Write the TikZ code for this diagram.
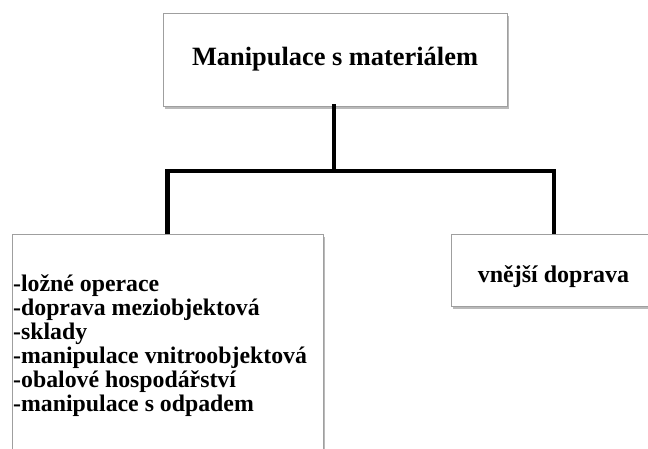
\documentclass[tikz,border=0pt]{standalone}
\usepackage{fontspec}
\setmainfont{Liberation Serif}
\usetikzlibrary{shadows}
\begin{document}
\begin{tikzpicture}[x=1pt,y=-1pt,
  box/.style={draw=gray!75, line width=0.9pt, fill=white, inner sep=0pt,
    drop shadow={shadow xshift=1.5pt, shadow yshift=-2.5pt, opacity=0.6, fill=gray!90}},
  conn/.style={line width=4.5pt, line join=miter, line cap=rect},
  titletext/.style={font=\fontsize{26.4}{28}\selectfont\bfseries},
  listtext/.style={font=\fontsize{23.8}{24.1}\selectfont\bfseries, align=left, inner sep=0pt, anchor=base west},
  sidetext/.style={font=\fontsize{24}{26}\selectfont\bfseries, inner sep=0pt, anchor=base}
]
\useasboundingbox (0,0) rectangle (648,448);
\clip (0,0) rectangle (648,448);
\coordinate (bus) at (334,171);
\node[box, minimum width=344pt, minimum height=93pt, titletext] (top) at (335,59.5) {Manipulace s materiálem};
\node[box, minimum width=311pt, minimum height=240pt, anchor=north] (left) at (167.5,234) {};
\node[listtext] (lefttext) at (13,411.5) {-ložné operace\\-doprava meziobjektová\\-sklady\\-manipulace vnitroobjektová\\-obalové hospodářství\\-manipulace s odpadem};
\node[box, minimum width=206pt, minimum height=72pt, anchor=north] (right) at (554,234) {};
\node[sidetext] (righttext) at (553.5,282) {vnější doprava};
\draw[conn] (top.south -| bus) -- (bus);
\draw[conn, line cap=butt] (left.north) -- (left.north |- bus) -- (right.north |- bus) -- (right.north);
\end{tikzpicture}
\end{document}
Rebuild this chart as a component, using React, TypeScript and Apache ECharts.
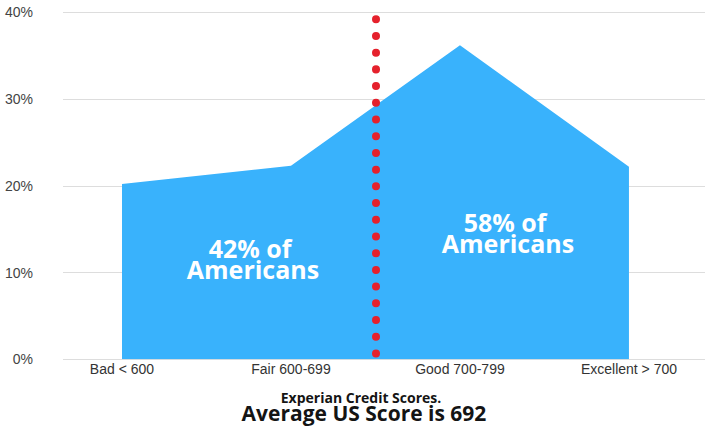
import React, { useEffect, useRef } from "react";
import * as echarts from "echarts";

const categories = ["Bad < 600", "Fair 600-699", "Good 700-799", "Excellent > 700"];
const shares = [20.2, 22.3, 36.2, 22.2];
const yTicks = [0, 10, 20, 30, 40];
const averageAt = 1.5;
const dotTop = 39.2;
const dotBottom = 0.65;
const titleTop = "Experian Credit Scores.";
const titleMain = "Average US Score is 692";
const leftNote = ["42% of", "Americans"];
const rightNote = ["58% of", "Americans"];

export default function App() {
  const ref = useRef<HTMLDivElement>(null);
  useEffect(() => {
    document.body.style.margin = "0";
    const chart = echarts.init(ref.current!, null, { renderer: "svg" });
    const note = (text: string, x: number, y: number) => ({
      type: "text",
      z: 100,
      x,
      y,
      style: {
        text,
        fill: "#ffffff",
        fontFamily: "Open Sans",
        fontWeight: "bold",
        fontSize: 25,
        align: "center",
        verticalAlign: "middle",
      },
    });
    chart.setOption({
      animation: false,
      backgroundColor: "#ffffff",
      title: [
        {
          text: titleTop,
          left: 361,
          textAlign: "center",
          top: 389,
          padding: 0,
          textStyle: { fontFamily: "Open Sans", fontWeight: "bold", fontSize: 14, color: "#141414", lineHeight: 17 },
        },
        {
          text: titleMain,
          left: 364,
          textAlign: "center",
          top: 401,
          padding: 0,
          textStyle: { fontFamily: "Open Sans", fontWeight: "bold", fontSize: 21, color: "#141414", lineHeight: 24 },
        },
      ],
      grid: { left: 63, right: 0, top: 12.3, bottom: 67.7 },
      xAxis: {
        type: "value",
        min: -0.349,
        max: 3.45,
        splitLine: { show: false },
        axisLine: { show: false },
        axisTick: { show: false },
        axisLabel: {
          customValues: [0, 1, 2, 3],
          formatter: (v: number) => categories[Math.round(v)] ?? "",
          fontFamily: "Liberation Sans",
          fontSize: 14,
          color: "#333333",
          margin: 3,
        },
      },
      yAxis: {
        type: "value",
        min: yTicks[0],
        max: yTicks[yTicks.length - 1],
        interval: 10,
        axisLine: { show: false },
        axisTick: { show: false },
        splitLine: { lineStyle: { color: "#dddddd", width: 1 } },
        axisLabel: {
          formatter: (v: number) => `${v}%`,
          fontFamily: "Liberation Sans",
          fontSize: 14,
          color: "#444444",
          margin: 30,
        },
      },
      series: [
        {
          type: "line",
          data: shares.map((v, i) => [i, v]),
          symbol: "none",
          lineStyle: { width: 0 },
          areaStyle: { color: "#39b2fc", opacity: 1 },
          silent: true,
          markLine: {
            silent: true,
            symbol: ["none", "none"],
            label: { show: false },
            lineStyle: { color: "#e5212c", width: 8, type: [0.01, 16.7], cap: "round", opacity: 1 },
            data: [[{ coord: [averageAt, dotTop] }, { coord: [averageAt, dotBottom] }]],
          },
        },
      ],
      graphic: [
        note(leftNote[0], 250, 248),
        note(leftNote[1], 253, 269),
        note(rightNote[0], 505, 222),
        note(rightNote[1], 508, 243),
      ],
    });
    return () => chart.dispose();
  }, []);
  return <div ref={ref} style={{ width: 705, height: 427 }} />;
}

————————

What is asked
Transcribe each entry precisely as given, leaving the pictures out.

Solution
Write the TikZ code for this diagram.
\documentclass[tikz,border=0pt]{standalone}
\usepackage{fontspec}
\setmainfont{Liberation Serif}
\usetikzlibrary{shadows}
\begin{document}
\begin{tikzpicture}[x=1pt,y=-1pt,
  box/.style={draw=gray!75, line width=0.9pt, fill=white, inner sep=0pt,
    drop shadow={shadow xshift=1.5pt, shadow yshift=-2.5pt, opacity=0.6, fill=gray!90}},
  conn/.style={line width=4.5pt, line join=miter, line cap=rect},
  titletext/.style={font=\fontsize{26.4}{28}\selectfont\bfseries},
  listtext/.style={font=\fontsize{23.8}{24.1}\selectfont\bfseries, align=left, inner sep=0pt, anchor=base west},
  sidetext/.style={font=\fontsize{24}{26}\selectfont\bfseries, inner sep=0pt, anchor=base}
]
\useasboundingbox (0,0) rectangle (648,448);
\clip (0,0) rectangle (648,448);
\coordinate (bus) at (334,171);
\node[box, minimum width=344pt, minimum height=93pt, titletext] (top) at (335,59.5) {Manipulace s materiálem};
\node[box, minimum width=311pt, minimum height=240pt, anchor=north] (left) at (167.5,234) {};
\node[listtext] (lefttext) at (13,411.5) {-ložné operace\\-doprava meziobjektová\\-sklady\\-manipulace vnitroobjektová\\-obalové hospodářství\\-manipulace s odpadem};
\node[box, minimum width=206pt, minimum height=72pt, anchor=north] (right) at (554,234) {};
\node[sidetext] (righttext) at (553.5,282) {vnější doprava};
\draw[conn] (top.south -| bus) -- (bus);
\draw[conn, line cap=butt] (left.north) -- (left.north |- bus) -- (right.north |- bus) -- (right.north);
\end{tikzpicture}
\end{document}
Rebuild this chart as a component, using React, TypeScript and Apache ECharts.
import React, { useEffect, useRef } from "react";
import * as echarts from "echarts";

const categories = ["Bad < 600", "Fair 600-699", "Good 700-799", "Excellent > 700"];
const shares = [20.2, 22.3, 36.2, 22.2];
const yTicks = [0, 10, 20, 30, 40];
const averageAt = 1.5;
const dotTop = 39.2;
const dotBottom = 0.65;
const titleTop = "Experian Credit Scores.";
const titleMain = "Average US Score is 692";
const leftNote = ["42% of", "Americans"];
const rightNote = ["58% of", "Americans"];

export default function App() {
  const ref = useRef<HTMLDivElement>(null);
  useEffect(() => {
    document.body.style.margin = "0";
    const chart = echarts.init(ref.current!, null, { renderer: "svg" });
    const note = (text: string, x: number, y: number) => ({
      type: "text",
      z: 100,
      x,
      y,
      style: {
        text,
        fill: "#ffffff",
        fontFamily: "Open Sans",
        fontWeight: "bold",
        fontSize: 25,
        align: "center",
        verticalAlign: "middle",
      },
    });
    chart.setOption({
      animation: false,
      backgroundColor: "#ffffff",
      title: [
        {
          text: titleTop,
          left: 361,
          textAlign: "center",
          top: 389,
          padding: 0,
          textStyle: { fontFamily: "Open Sans", fontWeight: "bold", fontSize: 14, color: "#141414", lineHeight: 17 },
        },
        {
          text: titleMain,
          left: 364,
          textAlign: "center",
          top: 401,
          padding: 0,
          textStyle: { fontFamily: "Open Sans", fontWeight: "bold", fontSize: 21, color: "#141414", lineHeight: 24 },
        },
      ],
      grid: { left: 63, right: 0, top: 12.3, bottom: 67.7 },
      xAxis: {
        type: "value",
        min: -0.349,
        max: 3.45,
        splitLine: { show: false },
        axisLine: { show: false },
        axisTick: { show: false },
        axisLabel: {
          customValues: [0, 1, 2, 3],
          formatter: (v: number) => categories[Math.round(v)] ?? "",
          fontFamily: "Liberation Sans",
          fontSize: 14,
          color: "#333333",
          margin: 3,
        },
      },
      yAxis: {
        type: "value",
        min: yTicks[0],
        max: yTicks[yTicks.length - 1],
        interval: 10,
        axisLine: { show: false },
        axisTick: { show: false },
        splitLine: { lineStyle: { color: "#dddddd", width: 1 } },
        axisLabel: {
          formatter: (v: number) => `${v}%`,
          fontFamily: "Liberation Sans",
          fontSize: 14,
          color: "#444444",
          margin: 30,
        },
      },
      series: [
        {
          type: "line",
          data: shares.map((v, i) => [i, v]),
          symbol: "none",
          lineStyle: { width: 0 },
          areaStyle: { color: "#39b2fc", opacity: 1 },
          silent: true,
          markLine: {
            silent: true,
            symbol: ["none", "none"],
            label: { show: false },
            lineStyle: { color: "#e5212c", width: 8, type: [0.01, 16.7], cap: "round", opacity: 1 },
            data: [[{ coord: [averageAt, dotTop] }, { coord: [averageAt, dotBottom] }]],
          },
        },
      ],
      graphic: [
        note(leftNote[0], 250, 248),
        note(leftNote[1], 253, 269),
        note(rightNote[0], 505, 222),
        note(rightNote[1], 508, 243),
      ],
    });
    return () => chart.dispose();
  }, []);
  return <div ref={ref} style={{ width: 705, height: 427 }} />;
}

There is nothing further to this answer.